Not long after she started getting serious as a songwriter four or five years ago, Aby Wolf decided she didn't need money. Yep, she thought she could get by -- and maybe even be better off -- without it.
Suffice it to say she was in her early 20s and at her most idealistic/foolish.
"I saw it as a way to force my art to come out and be a sort of catalyst," Wolf recalled of her self-imposed poverty. "I quit my job and went down to beans and rice for a while. It was pretty intense."
So how'd that work out?
"Oh, it sucked. Really bad. I would never do it again."

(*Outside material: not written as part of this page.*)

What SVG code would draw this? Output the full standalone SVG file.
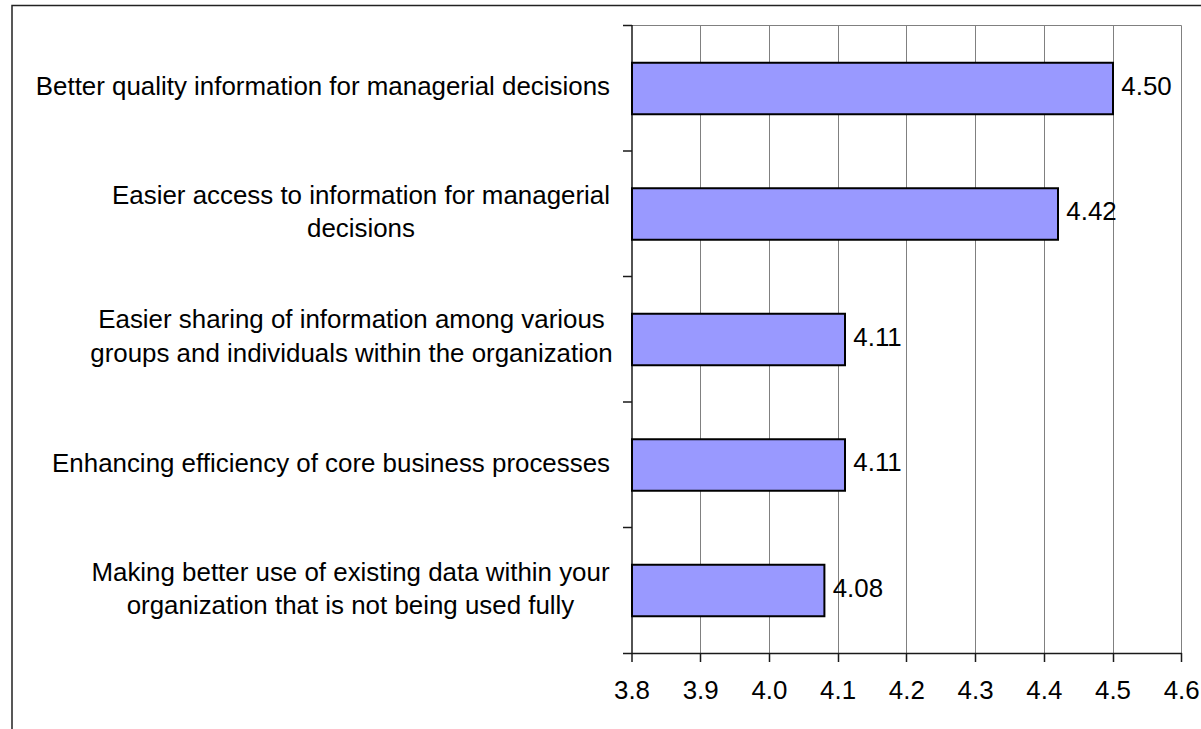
<svg xmlns="http://www.w3.org/2000/svg" width="1201" height="729" viewBox="0 0 1201 729">
  <style>
    text { font-family: "Liberation Sans", Arial, sans-serif; font-size: 25.9px; fill: #000; }
    .cat { text-anchor: middle; }
    .catEnd { text-anchor: end; }
    .tick { text-anchor: middle; }
    .grid { stroke: #808080; stroke-width: 1; fill: none; }
    .axis { stroke: #1a1a1a; stroke-width: 1.5; fill: none; }
    .bar { fill: #9999FF; stroke: #000; stroke-width: 2; }
  </style>
  <rect x="0" y="0" width="1201" height="729" fill="#fff"/>
  <rect x="12" y="5.5" width="1200" height="740" fill="#fff" stroke="#222" stroke-width="1.5"/>

  <g id="gridlines">
    <line class="grid" x1="632" y1="25.5" x2="1181.5" y2="25.5"/>
    <line class="grid" x1="700.5" y1="25.5" x2="700.5" y2="653"/>
    <line class="grid" x1="769.5" y1="25.5" x2="769.5" y2="653"/>
    <line class="grid" x1="838.5" y1="25.5" x2="838.5" y2="653"/>
    <line class="grid" x1="906.5" y1="25.5" x2="906.5" y2="653"/>
    <line class="grid" x1="975.5" y1="25.5" x2="975.5" y2="653"/>
    <line class="grid" x1="1044.5" y1="25.5" x2="1044.5" y2="653"/>
    <line class="grid" x1="1113.5" y1="25.5" x2="1113.5" y2="653"/>
    <line class="grid" x1="1181.5" y1="25.5" x2="1181.5" y2="653"/>
  </g>

  <g id="axes">
    <line class="axis" x1="632" y1="25" x2="632" y2="662"/>
    <line class="axis" x1="623" y1="653.5" x2="1182" y2="653.5"/>
    <line class="axis" x1="623" y1="25.5" x2="632" y2="25.5"/>
    <line class="axis" x1="623" y1="151" x2="632" y2="151"/>
    <line class="axis" x1="623" y1="276.5" x2="632" y2="276.5"/>
    <line class="axis" x1="623" y1="402" x2="632" y2="402"/>
    <line class="axis" x1="623" y1="527.5" x2="632" y2="527.5"/>
    <line class="axis" x1="700.5" y1="653" x2="700.5" y2="662"/>
    <line class="axis" x1="769.5" y1="653" x2="769.5" y2="662"/>
    <line class="axis" x1="838.5" y1="653" x2="838.5" y2="662"/>
    <line class="axis" x1="906.5" y1="653" x2="906.5" y2="662"/>
    <line class="axis" x1="975.5" y1="653" x2="975.5" y2="662"/>
    <line class="axis" x1="1044.5" y1="653" x2="1044.5" y2="662"/>
    <line class="axis" x1="1113.5" y1="653" x2="1113.5" y2="662"/>
    <line class="axis" x1="1181.5" y1="653" x2="1181.5" y2="662"/>
  </g>

  <g id="tick-labels">
    <text class="tick" x="632" y="699">3.8</text>
    <text class="tick" x="700.7" y="699">3.9</text>
    <text class="tick" x="769.4" y="699">4.0</text>
    <text class="tick" x="838.1" y="699">4.1</text>
    <text class="tick" x="906.8" y="699">4.2</text>
    <text class="tick" x="975.6" y="699">4.3</text>
    <text class="tick" x="1044.3" y="699">4.4</text>
    <text class="tick" x="1113" y="699">4.5</text>
    <text class="tick" x="1181.7" y="699">4.6</text>
  </g>

  <g id="bar1">
    <rect class="bar" x="632" y="62.75" width="481" height="51.5"/>
    <text x="1121.3" y="94.5">4.50</text>
    <text class="catEnd" x="610" y="95">Better quality information for managerial decisions</text>
  </g>
  <g id="bar2">
    <rect class="bar" x="632" y="188.25" width="426" height="51.5"/>
    <text x="1066.3" y="220">4.42</text>
    <text class="cat" x="361" y="203.5">Easier access to information for managerial</text>
    <text class="cat" x="361" y="237">decisions</text>
  </g>
  <g id="bar3">
    <rect class="bar" x="632" y="313.75" width="213" height="51.5"/>
    <text x="853.3" y="345.5">4.11</text>
    <text class="cat" x="351.5" y="328">Easier sharing of information among various</text>
    <text class="cat" x="351.5" y="362">groups and individuals within the organization</text>
  </g>
  <g id="bar4">
    <rect class="bar" x="632" y="439.25" width="213" height="51.5"/>
    <text x="853.3" y="471">4.11</text>
    <text class="catEnd" x="610" y="471.5">Enhancing efficiency of core business processes</text>
  </g>
  <g id="bar5">
    <rect class="bar" x="632" y="564.75" width="192.4" height="51.5"/>
    <text x="832.7" y="596.5">4.08</text>
    <text class="cat" x="350.5" y="581">Making better use of existing data within your</text>
    <text class="cat" x="350.5" y="614">organization that is not being used fully</text>
  </g>
</svg>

Now 28 and a burgeoning name around town, Wolf has grown wiser without losing much of her idealism. It's all over her debut CD, "Sweet Prudence," which she's promoting Saturday at the Cedar Cultural Center.
Partly a punky coffeehouse bard à la Ani DiFranco (with whom Wolf and pal Dessa shared the State Theatre stage last year), partly an experimental indie-pop songstress in the vein of Feist (to whom she bares a vague resemblance, with her long dark hair and lanky limbs) and largely just another hippie-ish songbird with a sweet voice and an acoustic guitar (there's always room for more of those), Wolf has given the local scene its first great CD of 2009. Yeah, what took so long?
"Sweet Prudence" is loaded with soft, mellow but intense and dramatic songs, most of which could pass for mantras on how to lead a more balanced life. Some are fleshed out with strings, accordion and banjo, some with tastefully light electronic beats, and one with all of the above ("Keara," recorded with members of Dark Dark Dark).